Ich habe mich geärgert, weil ich keinen Unterschied mache zwischen Journalismus und Literatur. Für mich ist alles Schreiben. Es handelt sich lediglich um unterschiedlich dichtes Schreiben. Wenn ich einen Artikel oder ein Radiomanuskript verfasse, ist das selbstverständlich etwas anderes, denn ein Text für ein Radioprogramm besteht aus Umgangssprache, er ist direkter, damit er möglichst viele Leute erreicht. Im Journalismus hat man immer einen konkreten Ansprechpartner. Trotzdem halte ich einen journalistischen Artikel für genauso wertvoll wie das literarische Schreiben, wie das beste Gedicht, das ich vielleicht in meinem Leben geschrieben habe... Im Grunde glaube ich, daß ich immer am gleichen Thema arbeite, ob es sich dabei um ein Drehbuch für einen Kinofilm, eine Kurzgeschichte oder eine Glosse handelt. Das sind für mich nur unterschiedliche Ebenen des Schreibens, unter- schiedliche Dichten. Wenn ich eine Kurzgeschichte von mir lese, ist das etwas anderes, als wenn ich eine Chronik lese. Beim Lesen der Kurzgeschichte merke ich, daß ich mit Sicherheit alles viel endgültiger sage. In einigen Texten steckt zweifellos eine viel essentiellere, viel striktere Kraft als in anderen, aber in allen Texten, die ich schreibe, gebe ich mich meines Erachtens ganz dem literarischen Schreiben hin. Natürlich gibt es Unterschiede in den Formen, die jeder einzelne der Texte annimmt und weitergibt, aber ich glaube nicht, daß der Journalismus – guter Journalismus – etwas Geringeres wäre und in so etwas wie die hintersten Ecken der Literatur gehörte...

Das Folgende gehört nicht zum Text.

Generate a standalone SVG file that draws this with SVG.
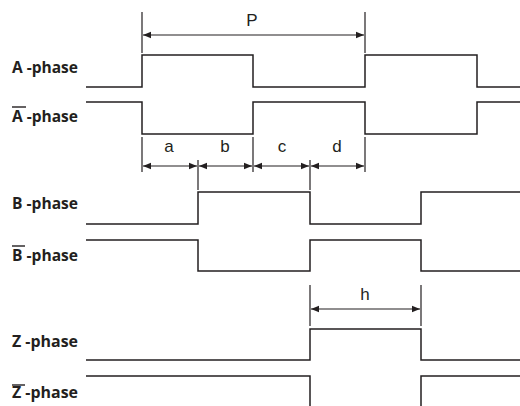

  • 1. Ich bete jeden Tag, bitte laß uns bleiben – 12 Porträts asylsuchender Frauen aus aller Welt von Esther Andradi, Gabriele von Arnim, Herrad Schenk, Ruth Rehmann, Peggy Parnass u.a., herausgegeben von Anne Rademacher, Goldmann, München 1993

Die vorliegende Interviewfassung hat Esther Andradi zusammengestellt auf der Basis eines Interviews, das Gert Eisenbürger im Juli 1993 mit ihr führte, und aus den Fragen und Antworten während einer Veranstaltung im Dezember 1994 in Berlin, wo Rosa Helena Santos-Ihlau sie anläßlich ihres bevorstehenden Wegzugs aus Berlin befragte.